[BEGIN Stored data]

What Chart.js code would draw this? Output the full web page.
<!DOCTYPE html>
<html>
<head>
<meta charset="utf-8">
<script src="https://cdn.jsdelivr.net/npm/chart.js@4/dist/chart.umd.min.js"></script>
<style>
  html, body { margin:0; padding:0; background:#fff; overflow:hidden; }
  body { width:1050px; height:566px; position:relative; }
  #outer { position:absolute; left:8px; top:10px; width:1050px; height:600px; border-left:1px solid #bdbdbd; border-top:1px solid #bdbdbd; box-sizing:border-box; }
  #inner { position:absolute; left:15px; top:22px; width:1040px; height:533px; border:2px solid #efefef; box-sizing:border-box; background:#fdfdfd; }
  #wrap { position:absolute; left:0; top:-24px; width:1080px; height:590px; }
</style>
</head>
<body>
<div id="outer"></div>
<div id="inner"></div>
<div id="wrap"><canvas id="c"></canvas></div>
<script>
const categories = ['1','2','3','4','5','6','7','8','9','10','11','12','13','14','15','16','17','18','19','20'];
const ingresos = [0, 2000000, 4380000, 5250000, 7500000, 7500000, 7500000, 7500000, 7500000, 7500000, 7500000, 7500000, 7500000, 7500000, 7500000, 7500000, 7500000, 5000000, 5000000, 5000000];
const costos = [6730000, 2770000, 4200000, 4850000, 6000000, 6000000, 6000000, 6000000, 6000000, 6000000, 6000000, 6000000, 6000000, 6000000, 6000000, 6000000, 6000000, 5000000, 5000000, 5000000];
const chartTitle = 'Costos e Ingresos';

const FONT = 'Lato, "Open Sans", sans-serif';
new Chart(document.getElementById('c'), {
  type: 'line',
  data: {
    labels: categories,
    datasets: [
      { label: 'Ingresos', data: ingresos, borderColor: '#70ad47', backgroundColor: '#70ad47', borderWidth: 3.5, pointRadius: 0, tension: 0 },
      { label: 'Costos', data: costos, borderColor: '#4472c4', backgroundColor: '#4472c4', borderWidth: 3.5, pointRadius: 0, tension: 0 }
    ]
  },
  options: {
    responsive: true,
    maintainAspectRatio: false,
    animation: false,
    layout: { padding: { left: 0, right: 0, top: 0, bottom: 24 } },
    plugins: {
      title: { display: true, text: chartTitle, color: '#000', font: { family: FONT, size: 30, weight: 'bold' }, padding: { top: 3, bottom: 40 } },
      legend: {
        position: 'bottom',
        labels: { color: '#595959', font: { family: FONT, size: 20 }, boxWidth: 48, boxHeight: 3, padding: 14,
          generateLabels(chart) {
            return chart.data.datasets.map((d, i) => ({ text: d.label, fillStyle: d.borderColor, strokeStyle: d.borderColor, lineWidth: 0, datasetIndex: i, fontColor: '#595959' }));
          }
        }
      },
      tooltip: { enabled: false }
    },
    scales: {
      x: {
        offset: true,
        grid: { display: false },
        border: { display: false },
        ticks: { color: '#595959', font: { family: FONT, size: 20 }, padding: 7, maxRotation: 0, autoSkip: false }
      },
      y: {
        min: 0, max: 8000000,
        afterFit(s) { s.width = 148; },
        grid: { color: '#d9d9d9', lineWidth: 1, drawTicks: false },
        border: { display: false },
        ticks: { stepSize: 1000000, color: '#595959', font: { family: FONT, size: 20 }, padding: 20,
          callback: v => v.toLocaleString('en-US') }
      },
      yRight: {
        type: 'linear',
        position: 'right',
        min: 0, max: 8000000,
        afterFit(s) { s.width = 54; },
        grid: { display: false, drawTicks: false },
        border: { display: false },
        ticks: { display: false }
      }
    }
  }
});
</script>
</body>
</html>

[END Stored data]

* _Directive_: From the first line to the last, retype the data exactly.

* _Response to this exercise_:
What Chart.js code would draw this? Output the full web page.
<!DOCTYPE html>
<html>
<head>
<meta charset="utf-8">
<script src="https://cdn.jsdelivr.net/npm/chart.js@4/dist/chart.umd.min.js"></script>
<style>
  html, body { margin:0; padding:0; background:#fff; overflow:hidden; }
  body { width:1050px; height:566px; position:relative; }
  #outer { position:absolute; left:8px; top:10px; width:1050px; height:600px; border-left:1px solid #bdbdbd; border-top:1px solid #bdbdbd; box-sizing:border-box; }
  #inner { position:absolute; left:15px; top:22px; width:1040px; height:533px; border:2px solid #efefef; box-sizing:border-box; background:#fdfdfd; }
  #wrap { position:absolute; left:0; top:-24px; width:1080px; height:590px; }
</style>
</head>
<body>
<div id="outer"></div>
<div id="inner"></div>
<div id="wrap"><canvas id="c"></canvas></div>
<script>
const categories = ['1','2','3','4','5','6','7','8','9','10','11','12','13','14','15','16','17','18','19','20'];
const ingresos = [0, 2000000, 4380000, 5250000, 7500000, 7500000, 7500000, 7500000, 7500000, 7500000, 7500000, 7500000, 7500000, 7500000, 7500000, 7500000, 7500000, 5000000, 5000000, 5000000];
const costos = [6730000, 2770000, 4200000, 4850000, 6000000, 6000000, 6000000, 6000000, 6000000, 6000000, 6000000, 6000000, 6000000, 6000000, 6000000, 6000000, 6000000, 5000000, 5000000, 5000000];
const chartTitle = 'Costos e Ingresos';

const FONT = 'Lato, "Open Sans", sans-serif';
new Chart(document.getElementById('c'), {
  type: 'line',
  data: {
    labels: categories,
    datasets: [
      { label: 'Ingresos', data: ingresos, borderColor: '#70ad47', backgroundColor: '#70ad47', borderWidth: 3.5, pointRadius: 0, tension: 0 },
      { label: 'Costos', data: costos, borderColor: '#4472c4', backgroundColor: '#4472c4', borderWidth: 3.5, pointRadius: 0, tension: 0 }
    ]
  },
  options: {
    responsive: true,
    maintainAspectRatio: false,
    animation: false,
    layout: { padding: { left: 0, right: 0, top: 0, bottom: 24 } },
    plugins: {
      title: { display: true, text: chartTitle, color: '#000', font: { family: FONT, size: 30, weight: 'bold' }, padding: { top: 3, bottom: 40 } },
      legend: {
        position: 'bottom',
        labels: { color: '#595959', font: { family: FONT, size: 20 }, boxWidth: 48, boxHeight: 3, padding: 14,
          generateLabels(chart) {
            return chart.data.datasets.map((d, i) => ({ text: d.label, fillStyle: d.borderColor, strokeStyle: d.borderColor, lineWidth: 0, datasetIndex: i, fontColor: '#595959' }));
          }
        }
      },
      tooltip: { enabled: false }
    },
    scales: {
      x: {
        offset: true,
        grid: { display: false },
        border: { display: false },
        ticks: { color: '#595959', font: { family: FONT, size: 20 }, padding: 7, maxRotation: 0, autoSkip: false }
      },
      y: {
        min: 0, max: 8000000,
        afterFit(s) { s.width = 148; },
        grid: { color: '#d9d9d9', lineWidth: 1, drawTicks: false },
        border: { display: false },
        ticks: { stepSize: 1000000, color: '#595959', font: { family: FONT, size: 20 }, padding: 20,
          callback: v => v.toLocaleString('en-US') }
      },
      yRight: {
        type: 'linear',
        position: 'right',
        min: 0, max: 8000000,
        afterFit(s) { s.width = 54; },
        grid: { display: false, drawTicks: false },
        border: { display: false },
        ticks: { display: false }
      }
    }
  }
});
</script>
</body>
</html>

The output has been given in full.